First, we need to identify our “base case,” or the conditions under which our function doesn’t need to recurse. I think the easiest way to do this is to just run some really simple values through our function.
In this case, we know that our digitalRoot
function will take in an integer and put out an integer. We also know that the sum of digits for a single-digit number…is just itself. If we pass 1 into our function, we should just get 1. If we pass 2 into our function, we should just get 2. Let’s pseudocode it out.
var digitalRoot = function(n) {
// if n is a single-digit number
// return n
};
Step 2: Identify the recursive case.
By the inverse of our base case, we now know that: if n is any number with more than a single digit, we need to recurse. But exactly how are we going to recurse, and what are we going to pass into the function each time to get what we want? This is the tricky part.
var digitalRoot = function(n) {
// if n is a single-digit number
// return n
// else if n has more than one digit
//recursion here
};
Whenever I’m struggling to implement a function’s recursive case, I do exactly what we just did for the base case: I run a set of simple inputs through the function and observe how they change.
Step 3: Run trivial input through recursive case.
var digitalRoot = function(n) {
// if n is a single-digit number
// return n
// else if n has more than one digit
// digitalRoot(12) => 1+2 = 3
// digitalRoot(40) => 4+0 = 4
// digitalRoot(75) => 7+5 = 12 => digitalRoot(12) = 3
};
Hopefully, this is where we start to identify patterns. After writing it out like this, we can see start to see how it works: anytime n
has two digits or more, we need to call digitalRoot
on the sum of its digits. If we make it really explicit, it looks like this:
var digitalRoot = function(n) {
// if n is a single-digit number
// return n
// else if n has more than one digit
//return digitalRoot(sum of n's digits)// digitalRoot(12) => digitalRoot(3) = 3
// digitalRoot(40) => digitalRoot(4) = 4
// digitalRoot(75) => digitalRoot(12) => digitalRoot(3) = 3
};
Step 4: Consider any side constraints.
Now that we have the core of our function, what else do we need to get it to work? In this case, it’s taking the integer argument and accessing its individual digits so we can sum them. There are probably several ways to do this, but maybe the simplest is turning its digits into an array, then iterating over the array to sum the elements in it. JS has a built-in join
method that turns a string into an array, so maybe we should convert it to a string first too.

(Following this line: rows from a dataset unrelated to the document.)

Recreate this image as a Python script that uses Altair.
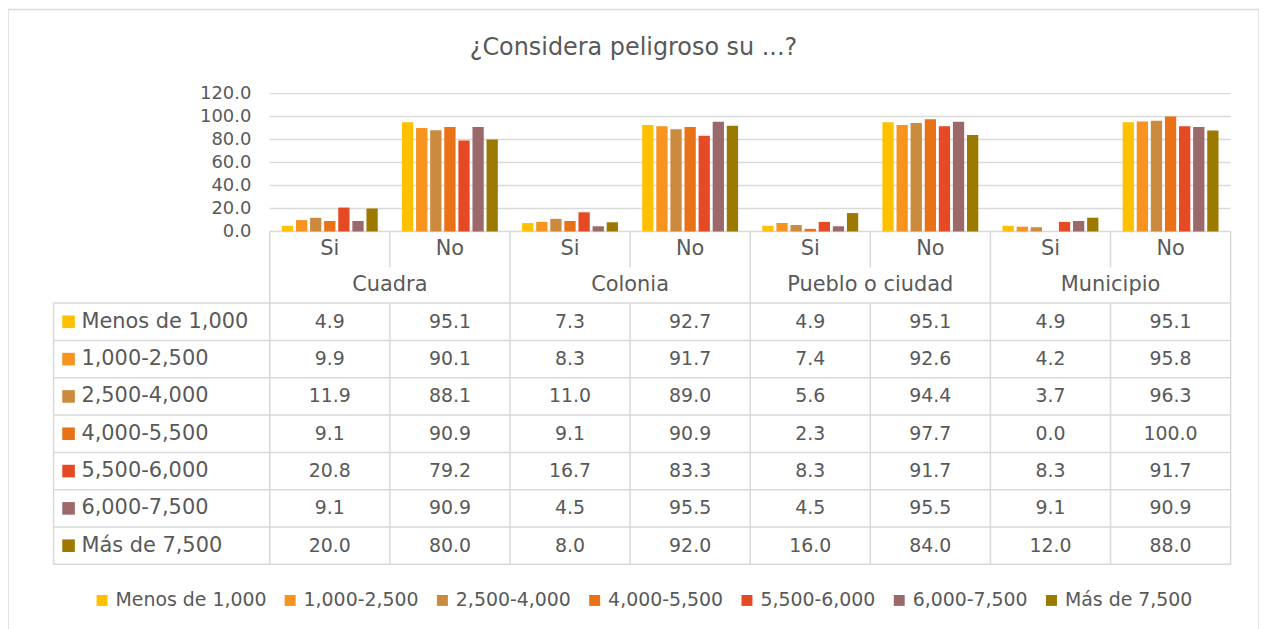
import altair as alt
import pandas as pd

# ---------------- data ----------------
TITLE = "¿Considera peligroso su ...?"
GROUPS = ["Cuadra", "Colonia", "Pueblo o ciudad", "Municipio"]
ANSWERS = ["Si", "No"]
SERIES = ["Menos de 1,000", "1,000-2,500", "2,500-4,000", "4,000-5,500",
          "5,500-6,000", "6,000-7,500", "Más de 7,500"]
COLORS = ["#FFC000", "#F7931E", "#CC8A3E", "#E97116", "#E54A24", "#9B6969", "#9C7A00"]

CUADRA_SI = [4.9, 9.9, 11.9, 9.1, 20.8, 9.1, 20.0]
CUADRA_NO = [95.1, 90.1, 88.1, 90.9, 79.2, 90.9, 80.0]
COLONIA_SI = [7.3, 8.3, 11.0, 9.1, 16.7, 4.5, 8.0]
COLONIA_NO = [92.7, 91.7, 89.0, 90.9, 83.3, 95.5, 92.0]
PUEBLO_SI = [4.9, 7.4, 5.6, 2.3, 8.3, 4.5, 16.0]
PUEBLO_NO = [95.1, 92.6, 94.4, 97.7, 91.7, 95.5, 84.0]
MUNICIPIO_SI = [4.9, 4.2, 3.7, 0.0, 8.3, 9.1, 12.0]
MUNICIPIO_NO = [95.1, 95.8, 96.3, 100.0, 91.7, 90.9, 88.0]
Y_TICKS = [0, 20, 40, 60, 80, 100, 120]

VALUES = {
    ("Cuadra", "Si"): CUADRA_SI, ("Cuadra", "No"): CUADRA_NO,
    ("Colonia", "Si"): COLONIA_SI, ("Colonia", "No"): COLONIA_NO,
    ("Pueblo o ciudad", "Si"): PUEBLO_SI, ("Pueblo o ciudad", "No"): PUEBLO_NO,
    ("Municipio", "Si"): MUNICIPIO_SI, ("Municipio", "No"): MUNICIPIO_NO,
}

# ---------------- layout / style ----------------
W, H = 1257, 640
PLOT_X = [263, 1228.5]
BAR_Y = [223, 84.5]
ROW_Y = [295, 557.5]
NCOL, NROW = 8, 7
TOP, MID, LEFT = -1.92, -0.96, -1.8
FONT = "DejaVu Sans"
GRAY = "#595959"
LINE = "#D9D9D9"

# ---------------- tables ----------------
col_keys = []
rows = []
for gi, g in enumerate(GROUPS):
    for ai, a in enumerate(ANSWERS):
        c = gi * 2 + ai
        key = f"{g} {a}"
        col_keys.append(key)
        for si, s in enumerate(SERIES):
            v = VALUES[(g, a)][si]
            rows.append(dict(col=key, serie=s, value=v, cx=c + 0.5, ry=si + 0.5,
                             label=f"{v:.1f}"))
df = pd.DataFrame(rows)

ans_df = pd.DataFrame([dict(cx=gi * 2 + ai + 0.5, ry=(TOP + MID) / 2, t=a)
                       for gi in range(len(GROUPS)) for ai, a in enumerate(ANSWERS)])
grp_df = pd.DataFrame([dict(cx=gi * 2 + 1, ry=MID / 2, t=g) for gi, g in enumerate(GROUPS)])
ser_df = pd.DataFrame([dict(serie=s, ry=si + 0.5, sx=LEFT + 0.125, tx=LEFT + 0.232)
                       for si, s in enumerate(SERIES)])
grid_df = pd.DataFrame([dict(v=v, x0=0, x1=NCOL) for v in Y_TICKS])

segs = []
for r in range(NROW + 1):
    segs.append(dict(x=LEFT, x2=NCOL, y=r, y2=r))
for c in range(NCOL + 1):
    if c % 2 == 0:
        segs.append(dict(x=c, x2=c, y=TOP, y2=NROW))
    else:
        segs.append(dict(x=c, x2=c, y=TOP, y2=MID))
        segs.append(dict(x=c, x2=c, y=0, y2=NROW))
segs.append(dict(x=LEFT, x2=LEFT, y=0, y2=NROW))
seg_df = pd.DataFrame(segs)

# ---------------- scales ----------------
XT = alt.Scale(domain=[0, NCOL], range=PLOT_X, nice=False, zero=False)
YT = alt.Scale(domain=[0, NROW], range=ROW_Y, nice=False, zero=False)
YB = alt.Scale(domain=[0, 120], range=BAR_Y, nice=False, zero=True)
CS = alt.Scale(domain=SERIES, range=COLORS)

grid = alt.Chart(grid_df).mark_rule(color=LINE, strokeWidth=1.5).encode(
    x=alt.X("x0:Q", scale=XT, axis=None), x2="x1",
    y=alt.Y("v:Q", scale=YB, axis=None))

bars = alt.Chart(df).mark_bar().encode(
    x=alt.X("col:N", scale=alt.Scale(domain=col_keys, range=PLOT_X,
                                     paddingInner=0, paddingOuter=0), axis=None),
    xOffset=alt.XOffset("serie:N", scale=alt.Scale(domain=SERIES, paddingInner=0.2,
                                                  paddingOuter=0.86)),
    y=alt.Y("value:Q", scale=YB, title=None,
            axis=alt.Axis(values=Y_TICKS, format=".1f", offset=-PLOT_X[0], ticks=False,
                          tickSize=0, domain=False, grid=False, labelPadding=19,
                          labelFont=FONT, labelFontSize=18, labelColor=GRAY)),
    color=alt.Color("serie:N", scale=CS,
                    legend=alt.Legend(orient="none", legendX=85, legendY=584,
                                      direction="horizontal", title=None,
                                      symbolType="square", symbolSize=121,
                                      symbolStrokeWidth=0, labelFont=FONT,
                                      labelFontSize=19, labelColor=GRAY,
                                      columnPadding=14, labelOffset=4)))

lines = alt.Chart(seg_df).mark_rule(color=LINE, strokeWidth=1.5).encode(
    x=alt.X("x:Q", scale=XT, axis=None), x2="x2",
    y=alt.Y("y:Q", scale=YT, axis=None), y2="y2")

def txt(data, size, align="center"):
    return alt.Chart(data).mark_text(font=FONT, fontSize=size, color=GRAY,
                                     align=align, baseline="middle")

nums = txt(df, 19).encode(x=alt.X("cx:Q", scale=XT, axis=None),
                          y=alt.Y("ry:Q", scale=YT, axis=None), text="label:N")
answers = txt(ans_df, 21).encode(x=alt.X("cx:Q", scale=XT, axis=None),
                                 y=alt.Y("ry:Q", scale=YT, axis=None), text="t:N")
groups = txt(grp_df, 21).encode(x=alt.X("cx:Q", scale=XT, axis=None),
                                y=alt.Y("ry:Q", scale=YT, axis=None), text="t:N")
sq = alt.Chart(ser_df).mark_point(shape="square", filled=True, size=160, opacity=1).encode(
    x=alt.X("sx:Q", scale=XT, axis=None), y=alt.Y("ry:Q", scale=YT, axis=None),
    color=alt.Color("serie:N", scale=CS, legend=None))
serlab = txt(ser_df, 21, align="left").encode(
    x=alt.X("tx:Q", scale=XT, axis=None), y=alt.Y("ry:Q", scale=YT, axis=None),
    text="serie:N")

chart = alt.layer(grid, bars, lines, nums, answers, groups, sq, serlab).resolve_scale(
    x="independent", y="independent", color="independent"
).properties(
    width=W, height=H, padding=0,
    autosize=alt.AutoSizeParams(type="none"),
    title=alt.TitleParams(TITLE, anchor="middle", frame="group", offset=-51,
                          font=FONT, fontSize=24, fontWeight="normal", color=GRAY),
).configure_view(stroke=LINE, strokeWidth=1.5)

chart.save("out.html", embed_options={"renderer": "svg", "actions": False})
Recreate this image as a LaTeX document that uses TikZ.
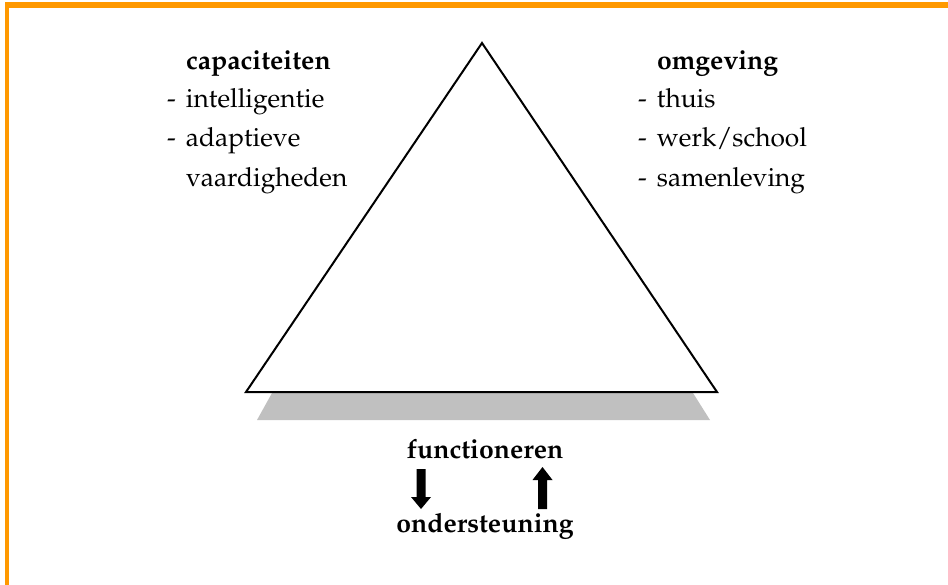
\documentclass[tikz,border=0pt]{standalone}
\usepackage[T1]{fontenc}
\usepackage{mathpazo}
\definecolor{borderorange}{RGB}{255,153,0}
\definecolor{shadowgray}{RGB}{192,192,192}
\newcommand{\dashitem}{\makebox[19pt][l]{-}}
\tikzset{
  txt/.style={anchor=base west, inner sep=0pt, outer sep=0pt, font=\fontsize{26.3}{39}\selectfont},
  btxt/.style={anchor=base west, inner sep=0pt, outer sep=0pt, font=\fontsize{26.6}{39}\selectfont\bfseries},
  ctxt/.style={anchor=base, inner sep=0pt, outer sep=0pt, font=\fontsize{26.6}{39}\selectfont\bfseries},
  blockarrow/.style={fill=black, draw=none},
}
\begin{document}
\begin{tikzpicture}[x=1pt,y=-1pt]
\useasboundingbox (0,0) rectangle (948,585);
% orange frame
\fill[borderorange] (5,2) rectangle (948,8);
\fill[borderorange] (5,2) rectangle (9,585);
% shadow
\fill[shadowgray] (272,393) -- (693,393) -- (710,420) -- (257,420) -- cycle;
% triangle
\draw[line width=2pt, fill=white, line join=miter] (482,43) -- (717,392) -- (246,392) -- cycle;
% left text
\node[btxt] (cap) at (186,70) {capaciteiten};
\node[txt] (intel) at (167,108) {\dashitem intelligentie};
\node[txt] (adapt) at (167,147) {\dashitem adaptieve};
\node[txt] (vaard) at (186,187) {vaardigheden};
% right text
\node[btxt] (omg) at (657,70) {omgeving};
\node[txt] (thuis) at (638,108) {\dashitem thuis};
\node[txt] (werk) at (638,147) {\dashitem werk/school};
\node[txt] (samen) at (638,187) {\dashitem samenleving};
% bottom
\node[ctxt] (func) at (485,458) {functioneren};
\node[ctxt] (onder) at (485,532) {ondersteuning};
% block arrows
\fill[blockarrow] (416.5,469) -- (425.5,469) -- (425.5,497) -- (431,497) -- (421,509) -- (411,497) -- (416.5,497) -- cycle;
\fill[blockarrow] (538,509) -- (547,509) -- (547,480) -- (552.5,480) -- (542.5,467) -- (532.5,480) -- (538,480) -- cycle;
\end{tikzpicture}
\end{document}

var digitalRoot = function(n) {
// if n is a single-digit number
// return n
// else if n has more than one digit
//make array of digits
//return digitalRoot(sum of n's digits)
};
Step 5: Convert pseudocode to real code.
var digitalRoot = function(n) {
if (n < 10) {
return n;
}
/*converts to a string, then to an array of chars, then to an
array of integers using the Number wrapper object*/
var str= n.toString();
var stringDigits = str.split("");
var digits = stringDigits.map(Number);
var sum = digits.reduce((a, b) => a + b);
return digitalRoot(sum);
};
We did it! Maybe we can refactor this to be more concise.
var digitalRoot = function(n) {
if (n < 10) {
return n;
}
var digits = n.toString().split("").map(Number)
var sum = digits.reduce((a, b) => a + b);
return digitalRoot(sum);
};
And more concise still . . .
function digitalRoot(n) {
return n < 10 ? n : digitalRoot(n.toString().split("").map(Number).reduce((a, b) => a + b));
}
Nice.
It should be noted that truly complex recursion problems may need a more nuanced or lengthy approach. I just wanted to write this as a resource I wish I had a month or two ago, when I was a beginner and absolutely lost on even simple recursion functions. If you’re new to programming or struggling to grasp recursion, hopefully this gave you some new ideas! Happy coding.